• **Objective**:
Copy from the first line below down to and including the line with "from bokeh.core.properties import value". Skip the pictures.
--- Start Available data ---
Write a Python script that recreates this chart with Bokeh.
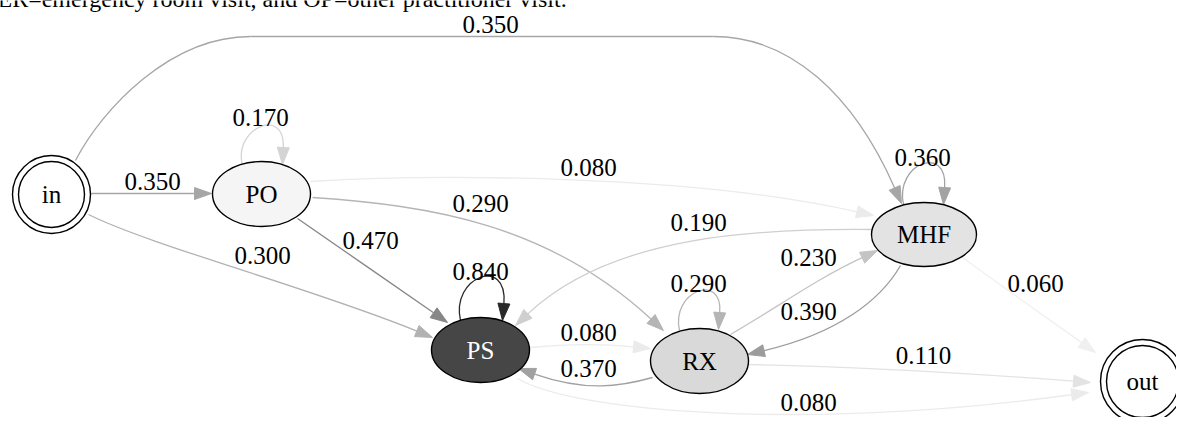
import numpy as np
from bokeh.plotting import figure
from bokeh.models import Range1d, ColumnDataSource
from bokeh.embed import file_html
from bokeh.resources import INLINE
from bokeh.core.properties import value

# ---------------- data ----------------
caption = "ER=emergency room visit, and OP=other practitioner visit."
node_names = ["in", "PO", "PS", "RX", "MHF", "out"]
edge_src = ["in", "in", "in", "PO", "PO", "PO", "PO", "PS", "PS", "RX", "RX", "MHF", "RX", "MHF", "RX", "PS", "MHF", "MHF"]
edge_dst = ["PO", "MHF", "PS", "PO", "MHF", "RX", "PS", "PS", "RX", "PS", "RX", "PS", "MHF", "RX", "out", "out", "out", "MHF"]
edge_prob = [0.350, 0.350, 0.300, 0.170, 0.080, 0.290, 0.470, 0.840, 0.080, 0.370, 0.290, 0.190, 0.230, 0.390, 0.110, 0.080, 0.060, 0.360]

# ---------------- layout (pixel space of the drawing) ----------------
node_x = [51, 261, 480, 699, 923.5, 1142]
node_y = [194, 193.5, 349.5, 360.5, 234, 381]
node_w = [78, 98, 98, 98, 105, 84]
node_h = [78, 65, 65, 65, 64, 84]
node_fill = ["white", "#f4f5f4", "#464646", "#d9d9d9", "#e3e3e3", "white"]
node_text_color = ["black", "black", "white", "black", "black", "black"]
double_ring = [True, False, False, False, False, True]
ring_gap = 6

# edge routes: chains of cubic bezier segments, last point = arrow tip
edge_routes = [
    [[(90, 193), (130, 193), (170, 193), (211, 193)]],
    [[(75, 160), (102, 108), (170, 36), (250, 36)],
     [(250, 36), (400, 36), (560, 36), (713, 36)],
     [(713, 36), (790, 36), (860, 110), (901, 203)]],
    [[(88, 214), (150, 245), (330, 295), (432, 337)]],
    [[(242, 165), (232, 128), (284, 122), (282, 164)]],
    [[(310, 181), (420, 174), (700, 176), (873, 215)]],
    [[(312, 197), (430, 205), (560, 235), (663, 330)]],
    [[(297, 218), (347, 253), (397, 287), (447, 322)]],
    [[(460, 320), (450, 276), (506, 272), (502, 320)]],
    [[(529, 347), (560, 344), (610, 344), (650, 348)]],
    [[(652, 377), (620, 386), (570, 386), (518, 368)]],
    [[(679, 330), (670, 291), (721, 288), (718, 329)]],
    [[(871, 229), (760, 228), (600, 245), (515, 325)]],
    [[(730, 334), (780, 305), (830, 272), (877, 250)]],
    [[(900, 265), (880, 300), (820, 337), (747, 354)]],
    [[(748, 364), (850, 366), (1000, 375), (1090, 382)]],
    [[(517, 378), (575, 412), (820, 428), (1088, 392)]],
    [[(962, 257), (1006, 289), (1050, 320), (1095, 352)]],
    [[(903, 204), (894, 163), (946, 160), (943, 204)]],
]
label_x = [152, 490, 262, 260, 588, 480, 370, 480, 588, 588, 698, 698, 808, 808, 923, 808, 1035, 922]
label_y = [181, 24, 255, 117, 167, 203, 240, 271, 332, 368, 283, 222, 257, 311, 355, 402, 283, 157]

ARROW_LEN = 17
ARROW_HALF = 6
FONT = value("Liberation Serif")


def gray(w):
    g = int(round(255 * (1 - w)))
    return "#%02x%02x%02x" % (g, g, g)


# ---------------- figure ----------------
p = figure(width=1176, height=417, x_range=Range1d(0, 1176), y_range=Range1d(417, 0),
           x_axis_type=None, y_axis_type=None, toolbar_location=None,
           output_backend="svg", min_border=0)
p.outline_line_color = None
p.grid.visible = False
p.background_fill_color = "white"
p.border_fill_color = "white"

bz = dict(x0=[], y0=[], x1=[], y1=[], cx0=[], cy0=[], cx1=[], cy1=[], color=[])
tri = dict(xs=[], ys=[], color=[])
for route, w in zip(edge_routes, edge_prob):
    col = gray(w)
    last = route[-1]
    p2 = np.array(last[2], float)
    p3 = np.array(last[3], float)
    d = p3 - p2
    d /= np.linalg.norm(d)
    base = p3 - ARROW_LEN * d
    shift = base - p3
    segs = route[:-1] + [[last[0], last[1], tuple(p2 + shift), tuple(base)]]
    for s in segs:
        bz["x0"].append(s[0][0]); bz["y0"].append(s[0][1])
        bz["cx0"].append(s[1][0]); bz["cy0"].append(s[1][1])
        bz["cx1"].append(s[2][0]); bz["cy1"].append(s[2][1])
        bz["x1"].append(s[3][0]); bz["y1"].append(s[3][1])
        bz["color"].append(col)
    perp = np.array([-d[1], d[0]])
    a = base + ARROW_HALF * perp
    b = base - ARROW_HALF * perp
    tri["xs"].append([p3[0], a[0], b[0]])
    tri["ys"].append([p3[1], a[1], b[1]])
    tri["color"].append(col)

p.bezier(x0="x0", y0="y0", x1="x1", y1="y1", cx0="cx0", cy0="cy0", cx1="cx1", cy1="cy1",
         line_color="color", line_width=1.3, source=ColumnDataSource(bz))
p.patches(xs="xs", ys="ys", fill_color="color", line_color="color", line_width=1,
          source=ColumnDataSource(tri))

nodes = ColumnDataSource(dict(x=node_x, y=node_y, w=node_w, h=node_h, fill=node_fill,
                              name=node_names, tc=node_text_color))
p.ellipse(x="x", y="y", width="w", height="h", fill_color="fill", line_color="black",
          line_width=1.4, source=nodes)
ix = [i for i, d in enumerate(double_ring) if d]
p.ellipse(x=[node_x[i] for i in ix], y=[node_y[i] for i in ix],
          width=[node_w[i] - 2 * ring_gap for i in ix], height=[node_h[i] - 2 * ring_gap for i in ix],
          fill_color=None, line_color="black", line_width=1.4)

p.text(x="x", y="y", text="name", text_color="tc", text_font=FONT, text_font_size="25px",
       text_align="center", text_baseline="middle", source=nodes)

labels = ColumnDataSource(dict(x=label_x, y=label_y, t=["%.3f" % v for v in edge_prob]))
p.text(x="x", y="y", text="t", text_color="black", text_font=FONT, text_font_size="25px",
       text_align="center", text_baseline="middle", source=labels)

p.text(x=[-3], y=[-2], text=[caption], text_color="black", text_font=FONT,
       text_font_size="24px", text_align="left", text_baseline="alphabetic")

open("out.html", "w").write(file_html(p, INLINE))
--- End Available data ---
• **Answer in full**:
Write a Python script that recreates this chart with Bokeh.
import numpy as np
from bokeh.plotting import figure
from bokeh.models import Range1d, ColumnDataSource
from bokeh.embed import file_html
from bokeh.resources import INLINE
from bokeh.core.properties import value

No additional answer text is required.